Saturday 19 March 2011

Cheese

What's your favourite cheese?

Perhaps it's brie - with a soft oozing texture and a slight yellowish tint (from the carotene absorbed by the cow from the meadow grass and hay in its diet) served with sliced apple, fig jam and a glass of Pinot Grigio.

Beloved of surrender monkeys everywhere

Or perhaps you can't resist stilton, in great buttery rounds, blue-veined, crumbly and sharp tasting inside a pitted crust? [I got that Hugh Fearnley Filling Station buttery blue veined guff by googling "pretentious description of stilton" and needless to say the Guardian (British newspaper for middle class lefties) came top but I enjoyed the fact that the stilton article went to say "The French may think they are on to something with Roquefort, but that is mere salty slime when set against a good stilton."]


Personally, my favourite cheese is Kraft Singles - there is nothing quite so gratifying as peeling back that gossamer thin cellophane and popping a flacid orange slice into your mouth in a oner. ("Pop", whether transitive or intransitive, is a verb I normally tend to eschew but there is just no other word to describe the act of ingesting a Kraft Single.)


Hence it was a matter of no little regret when we discovered that they don't sell Kraft Singles on this island. Lately, however, there has been a slight improvement in the situation in that a company called LactAçores from São Miguel has begun making "singles" out of local Azorean cheese.

Now you may say why don't we just buy a piece of local cheese and cut it into slices? But that's missing the point completely: you can't manually slice cheese to the required thin-ness and, anyway, being wrapped in cellophane and chilled for lengthy periods imparts a delicate fragrance rather in the way that Scotch Whisky acquires its distinctive character from being matured in old sherry casks.

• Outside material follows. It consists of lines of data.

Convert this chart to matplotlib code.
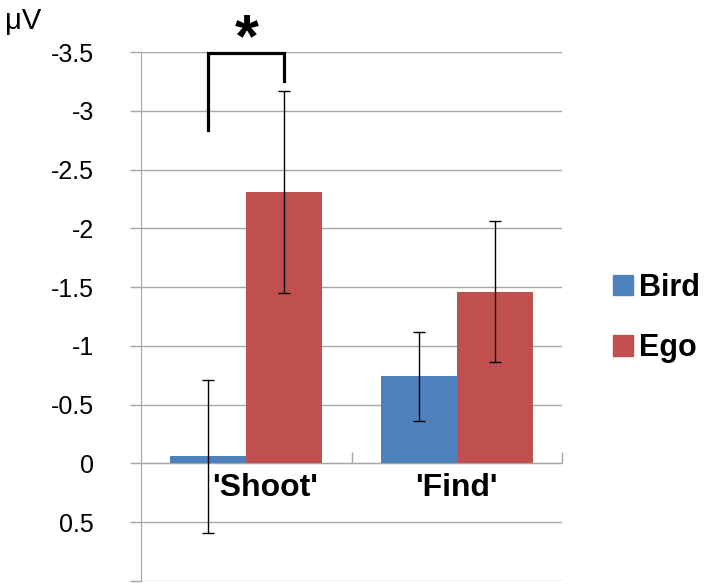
import numpy as np
import matplotlib
matplotlib.use("Agg")
import matplotlib.pyplot as plt
from matplotlib.patches import Patch

plt.rcParams['font.family'] = ['Liberation Sans', 'DejaVu Sans']

categories = ["'Shoot'", "'Find'"]
bird_vals = [-0.06, -0.74]
bird_err = [0.65, 0.38]
ego_vals = [-2.31, -1.46]
ego_err = [0.86, 0.60]
yticks = [-3.5, -3, -2.5, -2, -1.5, -1, -0.5, 0, 0.5, 1.0]
ytick_labels = ["-3.5", "-3", "-2.5", "-2", "-1.5", "-1", "-0.5", "0", "0.5", ""]

blue = "#4F81BD"
red = "#C0504D"
grid_c = "#A6A6A6"

fig = plt.figure(figsize=(7.08, 5.88), dpi=100)
ax = fig.add_axes([141 / 708, 1 - 581 / 588, (562 - 141) / 708, (581 - 52) / 588])

x = np.arange(len(categories))
w = 0.361
off = w / 2

ax.bar(x - off, bird_vals, w, color=blue, zorder=3)
ax.bar(x + off, ego_vals, w, color=red, zorder=3)
ax.errorbar(x - off, bird_vals, yerr=bird_err, fmt='none', ecolor='black',
            elinewidth=1, capsize=4.3, capthick=1, zorder=4)
ax.errorbar(x + off, ego_vals, yerr=ego_err, fmt='none', ecolor='black',
            elinewidth=1, capsize=4.3, capthick=1, zorder=4)

ax.set_xlim(-0.5, 1.5)
ax.set_ylim(1.0, -3.5)

ax.set_yticks(yticks)
ax.set_yticklabels(ytick_labels, fontsize=18)
ax.tick_params(axis='y', length=8, width=1, color=grid_c, pad=26)
ax.yaxis.grid(True, color=grid_c, linewidth=1)
ax.set_axisbelow(True)

for s in ['top', 'right']:
    ax.spines[s].set_visible(False)
ax.spines['left'].set_color(grid_c)
ax.spines['bottom'].set_position(('data', 0))
ax.spines['bottom'].set_color(grid_c)

ax.set_xticks([])
ax.set_xticks([0.5, 1.5], minor=True)
ax.tick_params(axis='x', which='minor', direction='in', length=8, color=grid_c, width=1)

label_x = [0.09, 1.0]
for lx, lab in zip(label_x, categories):
    ax.text(lx, 0.21, lab, ha='center', va='center', fontsize=23, fontweight='bold')

# significance bracket
bx0, bx1 = x[0] - off, x[0] + off
ax.plot([bx0, bx0, bx1, bx1], [-2.84, -3.49, -3.49, -3.25], color='black',
        linewidth=2.3, solid_joinstyle='miter', clip_on=False, zorder=5)
ax.text(0.0, -3.6, '*', ha='center', va='center', fontsize=44, fontweight='bold')

fig.text(5 / 708, 1 - 21 / 588, 'μV', ha='left', va='center', fontsize=21)

handles = [Patch(color=blue), Patch(color=red)]
fig.legend(handles, ['Bird', 'Ego'], loc='center left', bbox_to_anchor=(613 / 708, 1 - 318 / 588),
           frameon=False, prop={'size': 22, 'weight': 'bold'}, handlelength=0.65,
           handleheight=0.65, handletextpad=0.2, labelspacing=1.0, borderpad=0,
           borderaxespad=0)

fig.savefig("out.png", dpi=100)
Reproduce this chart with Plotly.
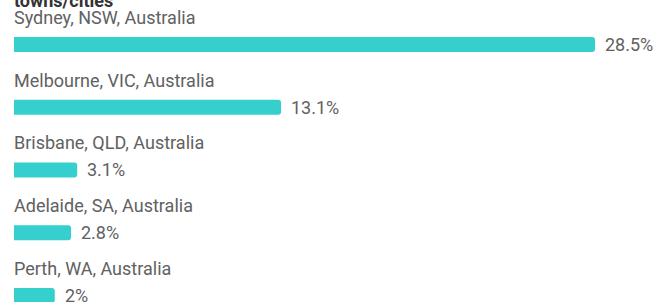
import plotly.graph_objects as go

cities = ["Sydney, NSW, Australia", "Melbourne, VIC, Australia", "Brisbane, QLD, Australia",
          "Adelaide, SA, Australia", "Perth, WA, Australia"]
values = [28.5, 13.1, 3.1, 2.8, 2.0]
value_labels = ["28.5%", "13.1%", "3.1%", "2.8%", "2%"]
title = "towns/cities"

pos = list(range(len(cities)))
bar_color = "#35cfcd"
text_color = "#616161"
font_family = "Roboto"

fig = go.Figure()
fig.add_trace(go.Bar(
    x=values, y=pos, orientation="h", width=0.24,
    marker=dict(color=bar_color, line=dict(width=0)),
    hoverinfo="skip",
))

annotations = []
for i, (c, v, lab) in enumerate(zip(cities, values, value_labels)):
    annotations.append(dict(x=0, y=i - 0.43, xref="x", yref="y", text=c, showarrow=False,
                            xanchor="left", yanchor="middle", xshift=-2,
                            font=dict(family=font_family, size=18, color=text_color)))
    annotations.append(dict(x=v, y=i, xref="x", yref="y", text=lab, showarrow=False,
                            xanchor="left", yanchor="middle", xshift=8,
                            font=dict(family=font_family, size=18, color=text_color)))
annotations.append(dict(x=0, y=1, xref="paper", yref="paper", text="<b>" + title + "</b>",
                        showarrow=False, xanchor="left", yanchor="middle", xshift=-2, yshift=0,
                        font=dict(family=font_family, size=18, color="#333333")))

fig.update_layout(
    width=656, height=302,
    margin=dict(l=14, r=0, t=0, b=0),
    paper_bgcolor="white", plot_bgcolor="white",
    showlegend=False,
    barcornerradius=3,
    xaxis=dict(range=[0, 31.49], visible=False, fixedrange=True),
    yaxis=dict(range=[4.105, -0.709], visible=False, fixedrange=True),
    annotations=annotations,
)

fig.write_html("out.html", config={"displayModeBar": False},
               post_script="document.body.style.margin='0';document.body.style.overflow='hidden';")
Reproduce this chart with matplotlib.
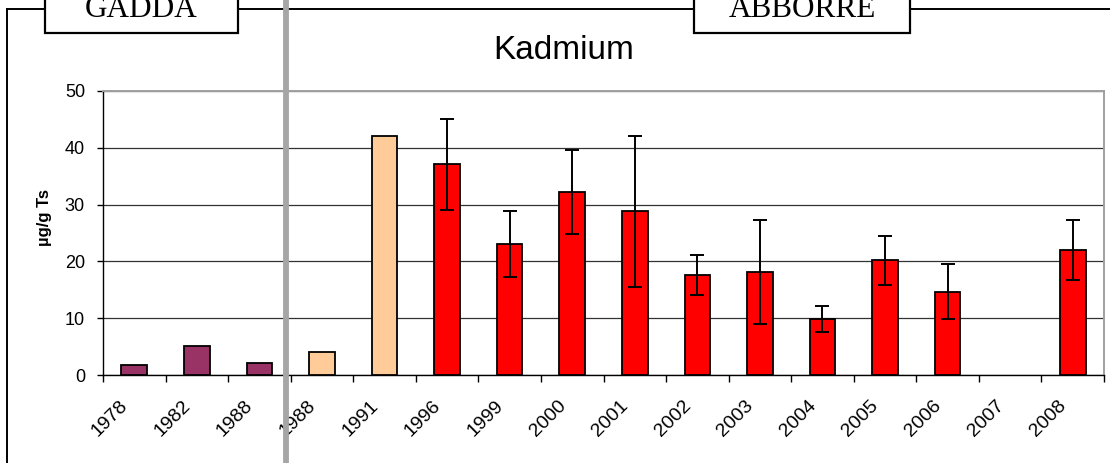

Sorry but we'd troughed all the slices before I remembered to take the photo!

Anyway, we road-tested the local product at lunch today and rated it against various indicators including:-

# - gossamer thin-ness of cellophane wrapping - verdict: not gossamer enough, rather more the consistency of the impossible to get off wrapper of a DVD. And a real KS comes in a cellophane envelope whereas these were just sandwiched between sheets. Tacky. 4 out of 10.

# - adhesion of Single to wrapping - verdict: a real KS is difficult to detach from its wrapper in one piece. These almost literally fell away from the cellophane. Room for improvement. 5/10.

Carol's approach was somewhat less scientific and she summed them up thus: "Not very good, really - they taste like actual cheese."

Quite.

3 comments:

Kathie said...

For me one of the joys of going to the Azores is to escape American "foods" not found in nature.

I fondly recall at Santa Cruz das Flores' Hotel Ocidental dining room one evening how the waiters brought around a complimentary appetizer of fresh cheese made by the grandmother of one of the waiters -- sublime!

And give me a papo seco or pão de água over sliced white cotton-candy "bread" any day.

Anonymous said...

The other really important feature of a KS is that once you have slipped it out of it's envelope it still looks as though it is wrapped in cellophane. It's that wonderful rubber texture with which real cheese just can't compete. Absolutely nothing else will do for the perfect cheeseburger. Cheese would just be wrong.

Marisa said...

Cheese:that's my middle name, heheh. I prefer "ours", all of them, S. Jorge, Pico, Faial, Graciosa..... minus Stª Maria (don't know any..).